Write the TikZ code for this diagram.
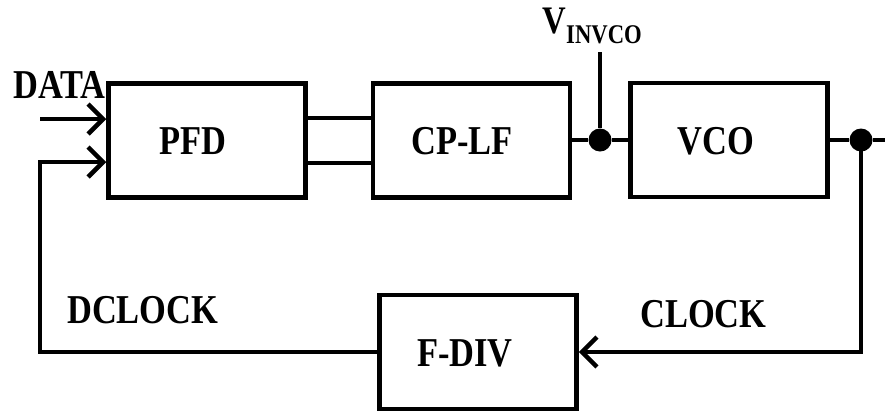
\documentclass[tikz,border=0pt]{standalone}
\usepackage{fontspec}
\setmainfont{Liberation Serif}
\usepackage{graphicx}
\usetikzlibrary{arrows.meta}
\newcommand{\sqz}[1]{\scalebox{0.84}[1]{\bfseries #1}}
\begin{document}
\begin{tikzpicture}[x=1pt,y=-1pt,
  blk/.style={draw,line width=4.5pt,inner sep=0pt,minimum width=197pt,minimum height=114pt},
  wire/.style={line width=4.5pt},
  arr/.style={line width=4.5pt,-{Straight Barb[length=15pt,width=30pt,line width=4.5pt]}},
  dotn/.style={circle,fill,inner sep=0pt,minimum size=23pt},
  lab/.style={inner sep=0pt,font=\fontsize{41}{44}\selectfont},
  blab/.style={inner sep=0pt,font=\fontsize{41}{44}\selectfont}]
\useasboundingbox (0,0) rectangle (885,413);
% blocks
\node[blk] (pfd) at (207,140.5) {};
\node[blk] (cplf) at (471.5,140.5) {};
\node[blk] (vco) at (729,140) {};
\node[blk] (fdiv) at (478,352) {};
\node[blab] (pfdt) at (193,141.5) {\sqz{PFD}};
\node[blab] (cplft) at (462,141.5) {\sqz{CP-LF}};
\node[blab] (vcot) at (716,141.5) {\sqz{VCO}};
\node[blab] (fdivt) at (465,353) {\sqz{F-DIV}};
% labels
\node[lab,anchor=base west] (data) at (13,98) {\sqz{DATA}};
\node[lab,anchor=base west] (dclk) at (67,323) {\sqz{DCLOCK}};
\node[lab,anchor=base west] (clk) at (640,327) {\sqz{CLOCK}};
\node[inner sep=0pt,anchor=base west,font=\fontsize{39}{40}\selectfont] (vin) at (542,33) {\sqz{V}};
\node[inner sep=0pt,anchor=base west,font=\fontsize{27}{30}\selectfont] (vsub) at (566,43) {\sqz{INVCO}};
% coordinates
\coordinate (din) at (40,119);
\coordinate (fbl) at (40,352);
\coordinate (fbt) at (40,162);
\coordinate (vtop) at (600,52);
\coordinate (outr) at (885,140);
\coordinate (cbr) at (861,352);
\node[dotn] (d1) at (600,140) {};
\node[dotn] (d2) at (861,140) {};
% connectors
\draw[arr] (din) -- (din -| pfd.west);
\draw[arr] (fdiv.west) -- (fbl) -- (fbt) -- (fbt -| pfd.west);
\draw[wire] (pfd.east |- 0,118) -- (cplf.west |- 0,118);
\draw[wire] (pfd.east |- 0,163) -- (cplf.west |- 0,163);
\draw[wire] (cplf.east |- d1) -- (d1) -- (vco.west |- d1);
\draw[wire] (d1) -- (vtop);
\draw[wire] (vco.east |- d2) -- (d2) -- (outr);
\draw[arr] (d2.center) -- (cbr) -- (fdiv.east |- cbr);
\end{tikzpicture}
\end{document}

TASK STATEMENT: Would you set down the listing exactly, omitting pictures?

THE SOLUTION:
Write the TikZ code for this diagram.
\documentclass[tikz,border=0pt]{standalone}
\usepackage{fontspec}
\setmainfont{Liberation Serif}
\usepackage{graphicx}
\usetikzlibrary{arrows.meta}
\newcommand{\sqz}[1]{\scalebox{0.84}[1]{\bfseries #1}}
\begin{document}
\begin{tikzpicture}[x=1pt,y=-1pt,
  blk/.style={draw,line width=4.5pt,inner sep=0pt,minimum width=197pt,minimum height=114pt},
  wire/.style={line width=4.5pt},
  arr/.style={line width=4.5pt,-{Straight Barb[length=15pt,width=30pt,line width=4.5pt]}},
  dotn/.style={circle,fill,inner sep=0pt,minimum size=23pt},
  lab/.style={inner sep=0pt,font=\fontsize{41}{44}\selectfont},
  blab/.style={inner sep=0pt,font=\fontsize{41}{44}\selectfont}]
\useasboundingbox (0,0) rectangle (885,413);
% blocks
\node[blk] (pfd) at (207,140.5) {};
\node[blk] (cplf) at (471.5,140.5) {};
\node[blk] (vco) at (729,140) {};
\node[blk] (fdiv) at (478,352) {};
\node[blab] (pfdt) at (193,141.5) {\sqz{PFD}};
\node[blab] (cplft) at (462,141.5) {\sqz{CP-LF}};
\node[blab] (vcot) at (716,141.5) {\sqz{VCO}};
\node[blab] (fdivt) at (465,353) {\sqz{F-DIV}};
% labels
\node[lab,anchor=base west] (data) at (13,98) {\sqz{DATA}};
\node[lab,anchor=base west] (dclk) at (67,323) {\sqz{DCLOCK}};
\node[lab,anchor=base west] (clk) at (640,327) {\sqz{CLOCK}};
\node[inner sep=0pt,anchor=base west,font=\fontsize{39}{40}\selectfont] (vin) at (542,33) {\sqz{V}};
\node[inner sep=0pt,anchor=base west,font=\fontsize{27}{30}\selectfont] (vsub) at (566,43) {\sqz{INVCO}};
% coordinates
\coordinate (din) at (40,119);
\coordinate (fbl) at (40,352);
\coordinate (fbt) at (40,162);
\coordinate (vtop) at (600,52);
\coordinate (outr) at (885,140);
\coordinate (cbr) at (861,352);
\node[dotn] (d1) at (600,140) {};
\node[dotn] (d2) at (861,140) {};
% connectors
\draw[arr] (din) -- (din -| pfd.west);
\draw[arr] (fdiv.west) -- (fbl) -- (fbt) -- (fbt -| pfd.west);
\draw[wire] (pfd.east |- 0,118) -- (cplf.west |- 0,118);
\draw[wire] (pfd.east |- 0,163) -- (cplf.west |- 0,163);
\draw[wire] (cplf.east |- d1) -- (d1) -- (vco.west |- d1);
\draw[wire] (d1) -- (vtop);
\draw[wire] (vco.east |- d2) -- (d2) -- (outr);
\draw[arr] (d2.center) -- (cbr) -- (fdiv.east |- cbr);
\end{tikzpicture}
\end{document}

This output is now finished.